Freeze Steak 15 Minutes
Firms meat for razor-thin, even slices that cook in seconds—perfect for rushed evenings.
Dab, Don’t Drown
Excess cornstarch on beef burns; lightly dust and shake off extra through a strainer.
Mise en Place Wins
Stir-fries wait for no one. Have every ingredient prepped within arm’s reach before igniting the burner.
Wok vs Skillet
Flat-bottomed wok on a home burner works, but a heavy skillet gives better searing surface area.
Color = Nutrition
Add bell pepper strips or purple cabbage for antioxidants that stay vivid under quick heat.
Variations to Try
- Spicy Korean-Style: Swap soy for gochujang-soy blend and top with crushed roasted seaweed.
- Mongolian Inspired: Replace honey with brown sugar and stir in sliced onions caramelized until jammy.
- Low-Carb Lettuce Cups: Omit rice; serve stir-fry in crisp romaine leaves with sriracha mayo drizzle.
- Seafood Swap: Use peeled shrimp or thin cod pieces; cook 60 seconds per side to avoid rubbery texture.
- Vegetarian Umami: Sub 8 oz mushrooms (shiitake + cremini) and 1 cup edamame for steak; add 1 tsp miso to sauce.
Storage Tips
Cool leftovers within 2 hours and refrigerate in a sealed container up to 4 days. The cabbage continues soaking sauce, so flavors deepen—perfect for next-day lunch boxes. Reheat in a lightly oiled skillet over medium for 3 minutes; microwaves soften beef unpleasantly.
To freeze, portion cooled stir-fry into freezer bags, press out air, and freeze up to 3 months. Thaw overnight in fridge; refresh with a splash of soy and sesame oil when reheating. Freezing may soften cabbage texture slightly, but taste remains stellar.
Meal-prep shortcut: slice vegetables and steak on Sunday; store separately in zip bags with a folded paper towel to absorb moisture. Mix sauce in a jar; refrigerate. Dinner assembly drops to 8 minutes on hectic weeknights.
Frequently Asked Questions
Quick Beef and Cabbage Stir Fry for a Healthy Dinner
Ingredients
Instructions
- Prep Steak: Toss sliced flank with 1 tsp soy and ½ tsp cornstarch.
- Shake Sauce: Combine remaining soy, oyster sauce, sesame oil, honey, vinegar, water, and ½ tsp cornstarch in jar; shake.
- Heat Pan: Set skillet over high heat until smoking; add 1 Tbsp oil.
- Sear Beef: Cook 90 seconds per side; transfer to plate.
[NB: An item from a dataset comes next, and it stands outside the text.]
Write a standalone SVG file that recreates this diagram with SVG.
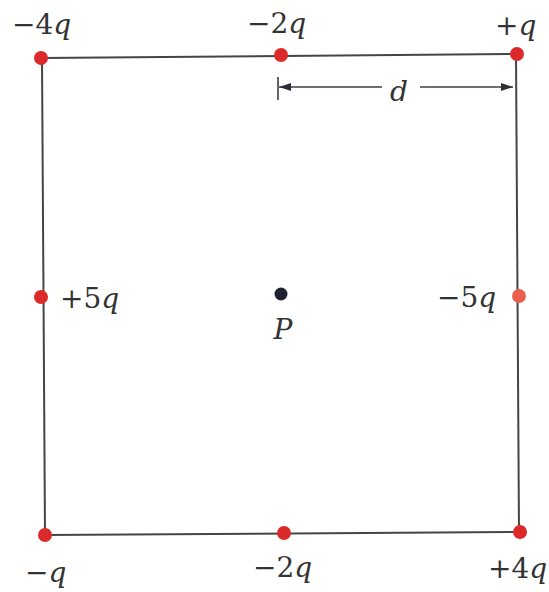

- Stir Veg: Lower heat slightly; add aromatics, cabbage, carrot. Stir-fry 2 minutes.
- Finish: Return beef; pour sauce. Cook 1–2 minutes until glossy. Garnish with scallion greens and sesame seeds.
Recipe Notes
For extra crisp cabbage, cook in two batches; do not crowd the pan. Slice steak while partially frozen for the thinnest cuts.